WHAT THE TASK REQUIRES:
Copy everything in the listing below word for word, apart from any images.

DATA LINES:
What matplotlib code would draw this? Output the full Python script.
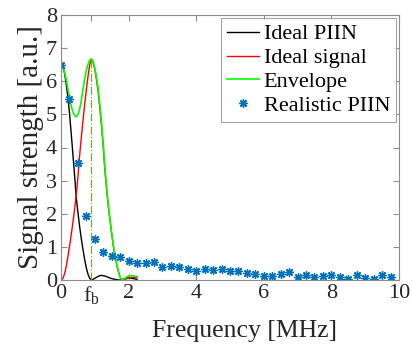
import matplotlib
matplotlib.use("Agg")
import matplotlib.pyplot as plt
import numpy as np

plt.rcParams['font.family'] = ['Liberation Serif', 'DejaVu Serif']
plt.rcParams['mathtext.fontset'] = 'custom'
plt.rcParams['mathtext.rm'] = 'Liberation Serif'
plt.rcParams['mathtext.it'] = 'Liberation Serif:italic'

# Frequency grid for the ideal curves [MHz]
freq_curve = [0.00, 0.05, 0.10, 0.15, 0.20, 0.25, 0.30, 0.35, 0.40, 0.45,
              0.50, 0.55, 0.60, 0.65, 0.70, 0.75, 0.80, 0.85, 0.90, 0.95,
              1.00, 1.05, 1.10, 1.15, 1.20, 1.25, 1.30, 1.35, 1.40, 1.45,
              1.50, 1.55, 1.60, 1.65, 1.70, 1.75, 1.80, 1.85, 1.90, 1.95,
              2.00, 2.05, 2.10, 2.15, 2.20, 2.25]

ideal_piin = [6.55, 6.48, 6.27, 5.95, 5.55, 5.05, 4.45, 3.82, 3.18, 2.50,
              2.05, 1.62, 1.25, 0.92, 0.62, 0.36, 0.17, 0.05, 0.00, 0.02,
              0.05, 0.08, 0.11, 0.13, 0.14, 0.13, 0.12, 0.10, 0.08, 0.06,
              0.04, 0.03, 0.02, 0.01, 0.00, 0.00, 0.01, 0.03, 0.05, 0.06,
              0.06, 0.06, 0.05, 0.04, 0.03, 0.02]

ideal_signal = [0.00, 0.04, 0.17, 0.38, 0.68, 1.00, 1.35, 1.72, 2.12, 2.55,
                3.10, 3.75, 4.30, 4.80, 5.30, 5.75, 6.15, 6.50, 6.67, 6.58,
                6.35, 6.04, 5.67, 5.17, 4.62, 3.99, 3.28, 2.72, 2.22, 1.79,
                1.38, 1.02, 0.72, 0.46, 0.25, 0.08, 0.00, 0.01, 0.02, 0.04,
                0.06, 0.07, 0.08, 0.08, 0.08, 0.08]

envelope = [6.55, 6.48, 6.30, 6.07, 5.80, 5.52, 5.27, 5.08, 4.97, 4.93,
            4.98, 5.15, 5.42, 5.75, 6.05, 6.32, 6.52, 6.64, 6.67, 6.60,
            6.40, 6.12, 5.78, 5.30, 4.75, 4.12, 3.40, 2.82, 2.30, 1.85,
            1.42, 1.05, 0.74, 0.47, 0.25, 0.08, 0.00, 0.02, 0.06, 0.10,
            0.12, 0.13, 0.13, 0.12, 0.11, 0.10]

# Realistic PIIN samples
freq_real = [0.00, 0.25, 0.50, 0.75, 1.00, 1.25, 1.50, 1.75, 2.00, 2.25,
             2.50, 2.75, 3.00, 3.25, 3.50, 3.75, 4.00, 4.25, 4.50, 4.75,
             5.00, 5.25, 5.50, 5.75, 6.00, 6.25, 6.50, 6.75, 7.00, 7.25,
             7.50, 7.75, 8.00, 8.25, 8.50, 8.75, 9.00, 9.25, 9.50, 9.75]
realistic_piin = [6.50, 5.47, 3.52, 1.93, 1.23, 0.84, 0.73, 0.70, 0.58, 0.52,
                  0.50, 0.54, 0.40, 0.43, 0.40, 0.32, 0.28, 0.32, 0.30, 0.34,
                  0.28, 0.27, 0.20, 0.19, 0.12, 0.12, 0.18, 0.23, 0.10, 0.16,
                  0.08, 0.12, 0.14, 0.08, 0.02, 0.15, 0.06, 0.02, 0.14, 0.10]

fb = 0.9
fb_peak = 6.67
xtick_vals = [0, fb, 2, 4, 6, 8, 10]
xtick_labels = ['0', r'$\mathrm{f_b}$', '2', '4', '6', '8', '10']
ytick_vals = [0, 1, 2, 3, 4, 5, 6, 7, 8]

fig = plt.figure(figsize=(4.12, 3.55), dpi=100)
ax = fig.add_axes([61/412, 1-280/355, 338/412, 265/355])

ax.plot(freq_curve, ideal_piin, color='k', lw=1.0, label='Ideal PIIN')
ax.plot(freq_curve, ideal_signal, color='#FF0000', lw=1.0, label='Ideal signal')
ax.plot(freq_curve, envelope, color='#00FF00', lw=1.2, label='Envelope')
ax.plot([fb, fb], [0, fb_peak], color='#77AC30', lw=0.9, ls='-.')
ax.plot(freq_real, realistic_piin, ls='none', marker=(8, 2, 0), ms=6,
        mew=1.0, color='#0072BD', label='Realistic PIIN')

ax.set_xlim(0, 10)
ax.set_ylim(0, 8)
ax.set_xticks(xtick_vals)
ax.set_xticklabels(xtick_labels)
ax.set_yticks(ytick_vals)

for s in ax.spines.values():
    s.set_color('#8c8c8c')
    s.set_linewidth(0.8)
ax.tick_params(direction='in', length=4, width=0.8, color='#8c8c8c',
               labelsize=16, labelcolor='#262626', top=True, right=True, pad=3)

ax.set_xlabel('Frequency [MHz]', fontsize=18.5, color='#262626', labelpad=1)
ax.xaxis.set_label_coords(0.544, -0.15)
ax.set_ylabel('Signal strength [a.u.]', fontsize=21, color='#262626', labelpad=1)

leg = ax.legend(loc='upper right', fontsize=16, frameon=True, fancybox=False,
                borderaxespad=0.15, handlelength=1.45, handletextpad=0.2,
                borderpad=0.25, labelspacing=0.15, numpoints=1)
leg.get_frame().set_edgecolor('#8c8c8c')
leg.get_frame().set_linewidth(0.8)
for t in leg.get_texts():
    t.set_color('#000000')

fig.savefig('out.png', dpi=100)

EXERCISE SOLUTION:
What matplotlib code would draw this? Output the full Python script.
import matplotlib
matplotlib.use("Agg")
import matplotlib.pyplot as plt
import numpy as np

plt.rcParams['font.family'] = ['Liberation Serif', 'DejaVu Serif']
plt.rcParams['mathtext.fontset'] = 'custom'
plt.rcParams['mathtext.rm'] = 'Liberation Serif'
plt.rcParams['mathtext.it'] = 'Liberation Serif:italic'

# Frequency grid for the ideal curves [MHz]
freq_curve = [0.00, 0.05, 0.10, 0.15, 0.20, 0.25, 0.30, 0.35, 0.40, 0.45,
              0.50, 0.55, 0.60, 0.65, 0.70, 0.75, 0.80, 0.85, 0.90, 0.95,
              1.00, 1.05, 1.10, 1.15, 1.20, 1.25, 1.30, 1.35, 1.40, 1.45,
              1.50, 1.55, 1.60, 1.65, 1.70, 1.75, 1.80, 1.85, 1.90, 1.95,
              2.00, 2.05, 2.10, 2.15, 2.20, 2.25]

ideal_piin = [6.55, 6.48, 6.27, 5.95, 5.55, 5.05, 4.45, 3.82, 3.18, 2.50,
              2.05, 1.62, 1.25, 0.92, 0.62, 0.36, 0.17, 0.05, 0.00, 0.02,
              0.05, 0.08, 0.11, 0.13, 0.14, 0.13, 0.12, 0.10, 0.08, 0.06,
              0.04, 0.03, 0.02, 0.01, 0.00, 0.00, 0.01, 0.03, 0.05, 0.06,
              0.06, 0.06, 0.05, 0.04, 0.03, 0.02]

ideal_signal = [0.00, 0.04, 0.17, 0.38, 0.68, 1.00, 1.35, 1.72, 2.12, 2.55,
                3.10, 3.75, 4.30, 4.80, 5.30, 5.75, 6.15, 6.50, 6.67, 6.58,
                6.35, 6.04, 5.67, 5.17, 4.62, 3.99, 3.28, 2.72, 2.22, 1.79,
                1.38, 1.02, 0.72, 0.46, 0.25, 0.08, 0.00, 0.01, 0.02, 0.04,
                0.06, 0.07, 0.08, 0.08, 0.08, 0.08]

envelope = [6.55, 6.48, 6.30, 6.07, 5.80, 5.52, 5.27, 5.08, 4.97, 4.93,
            4.98, 5.15, 5.42, 5.75, 6.05, 6.32, 6.52, 6.64, 6.67, 6.60,
            6.40, 6.12, 5.78, 5.30, 4.75, 4.12, 3.40, 2.82, 2.30, 1.85,
            1.42, 1.05, 0.74, 0.47, 0.25, 0.08, 0.00, 0.02, 0.06, 0.10,
            0.12, 0.13, 0.13, 0.12, 0.11, 0.10]

# Realistic PIIN samples
freq_real = [0.00, 0.25, 0.50, 0.75, 1.00, 1.25, 1.50, 1.75, 2.00, 2.25,
             2.50, 2.75, 3.00, 3.25, 3.50, 3.75, 4.00, 4.25, 4.50, 4.75,
             5.00, 5.25, 5.50, 5.75, 6.00, 6.25, 6.50, 6.75, 7.00, 7.25,
             7.50, 7.75, 8.00, 8.25, 8.50, 8.75, 9.00, 9.25, 9.50, 9.75]
realistic_piin = [6.50, 5.47, 3.52, 1.93, 1.23, 0.84, 0.73, 0.70, 0.58, 0.52,
                  0.50, 0.54, 0.40, 0.43, 0.40, 0.32, 0.28, 0.32, 0.30, 0.34,
                  0.28, 0.27, 0.20, 0.19, 0.12, 0.12, 0.18, 0.23, 0.10, 0.16,
                  0.08, 0.12, 0.14, 0.08, 0.02, 0.15, 0.06, 0.02, 0.14, 0.10]

fb = 0.9
fb_peak = 6.67
xtick_vals = [0, fb, 2, 4, 6, 8, 10]
xtick_labels = ['0', r'$\mathrm{f_b}$', '2', '4', '6', '8', '10']
ytick_vals = [0, 1, 2, 3, 4, 5, 6, 7, 8]

fig = plt.figure(figsize=(4.12, 3.55), dpi=100)
ax = fig.add_axes([61/412, 1-280/355, 338/412, 265/355])

ax.plot(freq_curve, ideal_piin, color='k', lw=1.0, label='Ideal PIIN')
ax.plot(freq_curve, ideal_signal, color='#FF0000', lw=1.0, label='Ideal signal')
ax.plot(freq_curve, envelope, color='#00FF00', lw=1.2, label='Envelope')
ax.plot([fb, fb], [0, fb_peak], color='#77AC30', lw=0.9, ls='-.')
ax.plot(freq_real, realistic_piin, ls='none', marker=(8, 2, 0), ms=6,
        mew=1.0, color='#0072BD', label='Realistic PIIN')

ax.set_xlim(0, 10)
ax.set_ylim(0, 8)
ax.set_xticks(xtick_vals)
ax.set_xticklabels(xtick_labels)
ax.set_yticks(ytick_vals)

for s in ax.spines.values():
    s.set_color('#8c8c8c')
    s.set_linewidth(0.8)
ax.tick_params(direction='in', length=4, width=0.8, color='#8c8c8c',
               labelsize=16, labelcolor='#262626', top=True, right=True, pad=3)

ax.set_xlabel('Frequency [MHz]', fontsize=18.5, color='#262626', labelpad=1)
ax.xaxis.set_label_coords(0.544, -0.15)
ax.set_ylabel('Signal strength [a.u.]', fontsize=21, color='#262626', labelpad=1)

leg = ax.legend(loc='upper right', fontsize=16, frameon=True, fancybox=False,
                borderaxespad=0.15, handlelength=1.45, handletextpad=0.2,
                borderpad=0.25, labelspacing=0.15, numpoints=1)
leg.get_frame().set_edgecolor('#8c8c8c')
leg.get_frame().set_linewidth(0.8)
for t in leg.get_texts():
    t.set_color('#000000')

fig.savefig('out.png', dpi=100)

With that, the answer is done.